Community leaders say an unprecedented number of Christian families are already migrating from Gaza — rattled by the religious tensions and tough economic sanctions Israel imposed on the area after the Hamas takeover.
While no official statistics were available, the signs of the flight are evident. Rev. Manuel Musallem, head of Gaza’s Roman Catholic church, said he alone knows of seven families that sold their properties and left the area, and 15 more are preparing to do the same.
Musallem blamed Israeli sanctions and excessive violence in Gaza for the flight.
“In previous years we didn’t see this rate of migration,” Musallem said. “Now, exit is not on individual basis. Whole families are leaving, selling their cars, homes and all their properties.”
The signs of despair are evident at Ayyad’s home. Posters declaring him a “martyr of Jesus” hang on the walls. There is no Christmas tree this year.
Ayyad’s older brother, 35-year old Ibrahim, said his 6-year old son, Khedr, was nagged in school about his uncle’s murder. Muslim schoolmates call him “infidel.”
Ayyad’s wife, Pauline, 29, left for Bethlehem a month ago with her two children. She said their 3-year-old son, George, has been shattered by his father’s death.
“I tell him Papa Noel (Santa Claus) is coming to see you, and he tells me he wants Papa Rami,” she said tearfully during a telephone interview.
Pauline, who is seven months pregnant, said she plans to come back to Gaza for the birth.
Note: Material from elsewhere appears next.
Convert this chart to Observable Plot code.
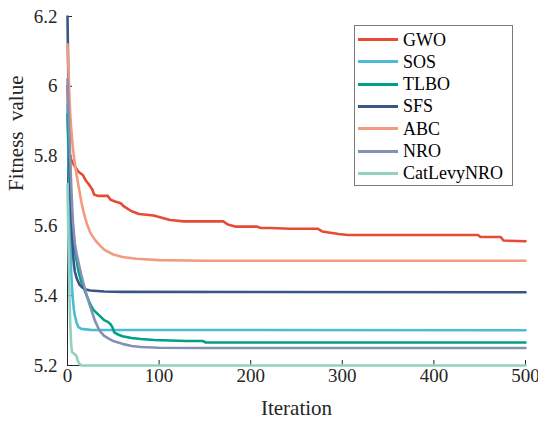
<!DOCTYPE html>
<html><head><meta charset="utf-8">
<script src="https://cdn.jsdelivr.net/npm/d3@7"></script>
<script src="https://cdn.jsdelivr.net/npm/@observablehq/plot@0.6"></script>
<style>
body{margin:0;background:#fff;}
#wrap{position:relative;width:538px;height:423px;font-family:"Liberation Serif",serif;}
#legend{position:absolute;left:354px;top:25px;width:159px;height:161px;border:1px solid #7a7a7a;background:#fff;box-sizing:border-box;padding-top:2.4px}
.row{display:flex;align-items:center;height:22.3px;}
.sw{width:40px;height:3px;margin-left:3px;margin-right:5px}
.lab{font-family:"Liberation Serif",serif;font-size:18px;color:#000;line-height:1}
svg text{font-family:"Liberation Serif",serif;}
</style></head>
<body><div id="wrap"></div>
<script>
const algos = ["GWO","SOS","TLBO","SFS","ABC","NRO","CatLevyNRO"];
const colors = ["#E64B35","#4DBBD5","#00A087","#3C5488","#F39B7F","#8491B4","#91D1C2"];
const xDomain = [0, 500];
const yDomain = [5.2, 6.2];
const xTicks = [0, 100, 200, 300, 400, 500];
const yTicks = [5.2, 5.4, 5.6, 5.8, 6, 6.2];

const GWO = [[0,6.0],[1,5.86],[2,5.81],[4,5.79],[8,5.77],[12,5.755],[17,5.745],[20,5.73],[23,5.72],[27,5.705],[29,5.69],[33,5.686],[44,5.686],[47,5.675],[52,5.67],[58,5.665],[62,5.655],[65,5.65],[70,5.642],[78,5.634],[94,5.63],[102,5.624],[112,5.617],[127,5.613],[170,5.613],[175,5.604],[183,5.598],[207,5.598],[211,5.594],[222,5.594],[243,5.592],[273,5.592],[278,5.584],[296,5.577],[306,5.574],[448,5.574],[451,5.568],[473,5.568],[476,5.558],[500,5.556]];
const SOS = [[0,5.95],[1,5.8],[2,5.66],[3,5.55],[4,5.47],[5,5.42],[6,5.385],[7,5.36],[8,5.343],[10,5.322],[12,5.31],[15,5.305],[25,5.302],[500,5.301]];
const TLBO = [[0,5.92],[1,5.84],[2,5.77],[3,5.71],[4,5.66],[5,5.62],[6,5.58],[8,5.53],[10,5.5],[12,5.47],[15,5.44],[18,5.42],[21,5.4],[25,5.375],[28,5.36],[32,5.35],[36,5.34],[40,5.33],[44,5.325],[47,5.318],[49,5.31],[51,5.295],[55,5.289],[60,5.284],[70,5.279],[80,5.276],[95,5.273],[130,5.27],[148,5.27],[151,5.266],[500,5.266]];
const SFS = [[0,6.2],[1,6.0],[2,5.85],[3,5.72],[4,5.63],[5,5.57],[6,5.52],[7,5.49],[8,5.47],[10,5.45],[13,5.432],[16,5.424],[20,5.418],[25,5.415],[40,5.412],[60,5.411],[500,5.41]];
const ABC = [[0,6.12],[1,6.05],[2,5.98],[3,5.92],[4,5.88],[5,5.85],[6,5.82],[8,5.78],[10,5.745],[12,5.715],[15,5.67],[18,5.635],[21,5.607],[25,5.58],[30,5.56],[35,5.545],[40,5.532],[50,5.518],[60,5.511],[75,5.506],[100,5.502],[150,5.5],[500,5.5]];
const NRO = [[0,6.02],[1,5.94],[2,5.86],[3,5.79],[4,5.72],[5,5.66],[6,5.61],[8,5.55],[10,5.52],[12,5.495],[15,5.46],[18,5.43],[21,5.40],[25,5.367],[30,5.328],[35,5.3],[40,5.285],[45,5.277],[50,5.27],[60,5.262],[70,5.256],[80,5.253],[100,5.251],[150,5.25],[500,5.25]];
const CatLevyNRO = [[0,5.72],[1,5.55],[2,5.42],[3,5.32],[4,5.26],[5,5.238],[8,5.232],[10,5.226],[11,5.215],[13,5.205],[15,5.2],[500,5.2]];

const seriesData = [GWO, SOS, TLBO, SFS, ABC, NRO, CatLevyNRO];
const rows = seriesData.map((s, i) => s.map(([iter, value]) => ({algo: algos[i], iter, value})));

const axisColor = "#262626";
const serif = '"Liberation Serif", serif';
const chart = Plot.plot({
  width: 538, height: 423,
  marginLeft: 67, marginRight: 13, marginTop: 16, marginBottom: 58,
  style: {fontFamily: serif, fontSize: "19px", color: axisColor, background: "white", overflow: "visible"},
  x: {domain: xDomain, label: null},
  y: {domain: yDomain, label: null},
  color: {domain: algos, range: colors},
  marks: [
    Plot.ruleX([xDomain[0]], {stroke: axisColor}),
    Plot.ruleY([yDomain[0]], {stroke: axisColor}),
    Plot.axisX(xTicks, {anchor: "bottom", tickSize: 5, dy: -5, tickFormat: () => "", label: null, stroke: axisColor}),
    Plot.axisY(yTicks, {anchor: "left", tickSize: 5, dx: 5, tickFormat: () => "", label: null, stroke: axisColor}),
    Plot.axisX(xTicks, {anchor: "bottom", tickSize: 0, tickPadding: 3, label: null, fill: axisColor, fontFamily: serif, fontSize: 19, tickFormat: d => `${d}`}),
    Plot.axisY(yTicks, {anchor: "left", tickSize: 0, tickPadding: 10, label: null, fill: axisColor, fontFamily: serif, fontSize: 19, tickFormat: d => `${d}`}),
    ...rows.map((r, i) => Plot.line(r, {x: "iter", y: "value", stroke: colors[i], strokeWidth: 2.6, strokeLinejoin: "round"})),
    Plot.text(["Iteration"], {text: d => d, frameAnchor: "bottom", dy: 49, fontSize: 21, fontFamily: serif, fill: axisColor}),
    Plot.text(["Fitness  value"], {text: d => d, frameAnchor: "left", dx: -51, rotate: -90, fontSize: 21, fontFamily: serif, fill: axisColor})
  ]
});
const wrap = document.getElementById("wrap");
wrap.appendChild(chart);
const legend = document.createElement("div");
legend.id = "legend";
algos.forEach((a, i) => {
  const row = document.createElement("div");
  row.className = "row";
  const sw = document.createElement("div");
  sw.className = "sw";
  sw.style.background = colors[i];
  const lab = document.createElement("span");
  lab.className = "lab";
  lab.textContent = a;
  row.appendChild(sw); row.appendChild(lab);
  legend.appendChild(row);
});
wrap.appendChild(legend);
</script></body></html>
But many Christians privately said they would use their travel permits to leave Gaza for good, even if that means remaining in the West Bank as illegal residents. Israeli security officials said they were permitting 400 Gaza Christians to travel through Israel to Bethlehem for Christmas.
Fouad, a distant relative of Ayyad, said he also is packing up. He said his father, a guard at a local church, was stopped recently by unknown bearded men who put a gun to his head before he was rescued by passers-by.
“We don’t know why it happened,” the 20-year-old police officer said. “We can’t be sure how they (Muslims) think anymore.”
Those who are staying are trying to limit the risks. Nazek Surri, a Roman Catholic, walked out from Sunday’s service with a Muslim-style scarf covering her head.
“We have to respect the atmosphere we are living in. We have to go with the trend,” she said.